The Washington-based IMF works to ensure the stability of the world economy and acts as lender of last resort to governments that run out of money.

It is funded by rich countries and largely run by the US and Europe. But as emerging economies like China pay more into the fund, there is growing pressure to reform the way IMF is governed.

The UK is one of eight nations with a full seat on the board of the IMF. The others are the US, Japan, France, Germany, China, Russia and Saudi Arabia.

The US government has privately lobbied for the reform of the IMF, including a reduction in the number of European seats on the board. Britain and France have strongly opposed any move that would mean they give up their seats.

Prof Johnson, now a fellow at the Peterson Institute for International Economics in Washington, said that the treaty changes strengthened the case for a single EU seat on the IMF board.

He said: “People say that the EU is not a country and only countries can have IMF seats, but that doesn’t really stand now that you’ve got Lisbon. The treaty makes the EU as much a single federal entity as some other IMF members.”

A single EU seat "makes sense," he said.

Prof Johnson said that IMF reform is currently stalled because of European opposition, “but it could move up the agenda quickly, depending on who becomes gets the presidency and foreign affairs jobs.”

Mr Juncker, the prime minister of Luxembourg, is seeking the EU presidency.

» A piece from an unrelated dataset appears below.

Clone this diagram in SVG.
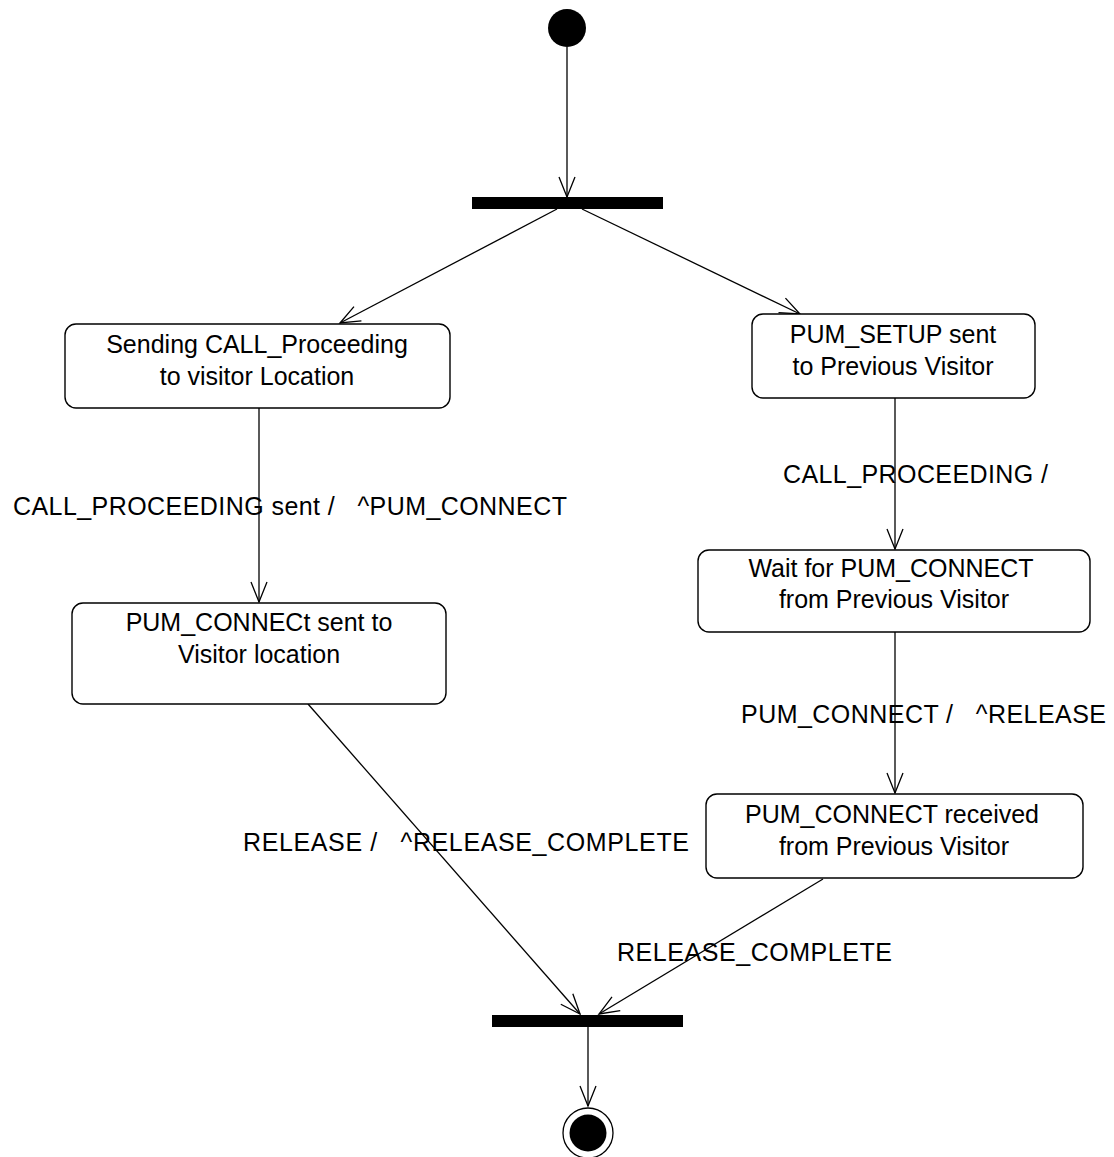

Earlier this year, he failed to persuade the countries using the Euro to take a single seat on the IMF board, but promised to return to the subject later this year.

Joaquin Almunia, the European Commissioner for Economic and Monetary Affairs has also backed moves towards a single EU seat on the IMF.

Mr Almunia said in July: "Everyone agrees for the long term this is the best solution but some think the long term is always very far away."

There is also growing pressure for a move towards shared European representation at the top of the World Bank, which funds development to emerging economies.

A World Bank report by Ernesto Zedillo, a former Mexican president, last month said that European nations are “considerably overrepresented” on the bank’s executive committees and should lose some of their seats.